12 agosto, 2005

Demasiadas cosas

Sucedió hace unos días en un aparcamiento al ir a pagar. Delante de un cajero automático había un grupo de gente increpando –alguno con bastantes malos modales, por cierto- a uno de los empleados del parking. Según parecía, las dos máquinas estaban estropeadas y no había forma de salir de allí. Pero el problema no era sólo que las máquinas no funcionasen, sino otro implícito que todos compartíamos: a todos se nos hacía tarde.

Habíamos aprovechado la hora de la comida para salir a hacer alguna gestión, habíamos calculado perfectamente bien las cosas para llegar a nuestros respectivos trabajos justo a tiempo, y ahora, por culpa de una máquina a la que se le había ocurrido estropearse precisamente en ese momento –como si no hubiese horas en el día para hacerlo- y de un empleado que se entretenía en arreglar la máquina en vez de dejarnos salir, todos nuestros planes iban a volar por los aires. Una escena que fácilmente ilustra el ritmo de vida que llevamos.

En los sistemas de gestión de colas se habla de la densidad, que es la relación entre la capacidad teórica del sistema y la capacidad realmente ocupada. Se conoce como la “ro”, por la letra “r” del alfabeto griego (al paso que vamos, dentro de poco las humanidades sólo servirán para las fórmulas matemáticas). Pues bien, la “ro” puede tener un valor que va de “0”, cuando el sistema está vacío, a “1”, cuando el sistema está en plena ocupación. Dicen los expertos que los sistemas empiezan a generar problemas cuando la densidad se acerca a 1. Piensen, por ejemplo, en lo que sucede en una autopista cuando hay tráfico denso. De pronto los coches se paran, nos preguntamos qué habrá pasado, circulamos despacio hasta que al cabo de un rato, sin ninguna explicación, empezamos a acelerar y volvemos a recuperar la velocidad. ¿No había pasado nada? Sí, ¡que la “ro” tendía a 1!

Algo así ocurre también con nuestra vida y nuestras agendas. Las apretamos al máximo, en parte porque hay muchas cosas que hacer; en parte porque confiamos en nuestra propia eficiencia y en la ayuda de las tecnologías, que acortan los tiempos; y en parte porque no tenemos en cuenta que entre una actividad y otra hay tiempos muertos. Pero nos olvidamos del pequeño detalle de que las cosas nunca salen como querríamos. Así que cuando sucede un imprevisto que lleva al traste todos nuestros planes nos provoca comportamientos extraños: se estropea el cajero automático y la emprendemos con un señor que intenta hacer lo mejor posible su trabajo; no nos contestan al móvil y refunfuñamos que cómo es posible que la gente no responda a las llamadas; suben la sensibilidad de los detectores de metales y nos quedamos en calzoncillos.

Alguna válvula de escape hemos de tener, porque si no, explotamos.
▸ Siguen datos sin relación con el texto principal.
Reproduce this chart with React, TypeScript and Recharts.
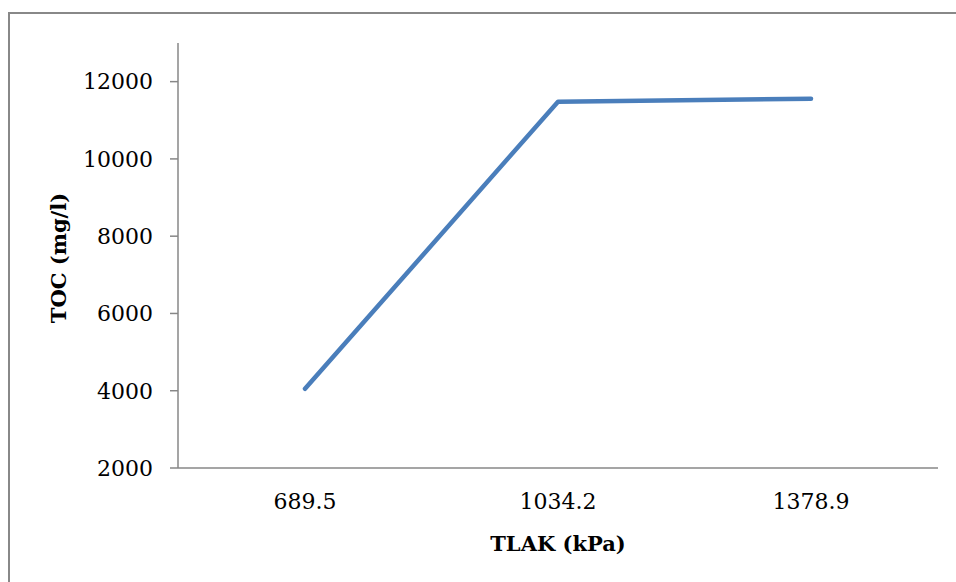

Por eso estamos todos esperando el fin de semana o, ahora, las vacaciones. Estamos esperándolas para “no hacer nada”, como si pasarnos dos días sin hacer nada sirviese de contrapartida a los cinco días de estrés que hemos conseguido superar a trancas y barrancas. Pero también en eso nos equivocamos: porque eso de las medias les va muy bien a los economistas, pero para la vida diaria no sirve. Vamos, que cuando se habla de la renta per capita, ya se sabe que unos tienen la renta y otros la capita, y que cinco días de presión y dos de caos no hacen en media una semana llevadera y reconfortante. El no hacer nada también cansa.

La solución –dicen los expertos en colas- es dejar una holgura, digamos, de un 20% en nuestro tiempo. Aprovechemos estas vacaciones no para no hacer nada, sino para organizar nuestros días dejando un espacio para lo inesperado –y para los demás-, y propongámonos mantener este buen hábito cuando volvamos al trabajo. Entre otras cosas, porque da la impresión de que se nos avecina un curso frenético, complicado, peleón y de reacciones rápidas. Más vale que nos pille entrenados.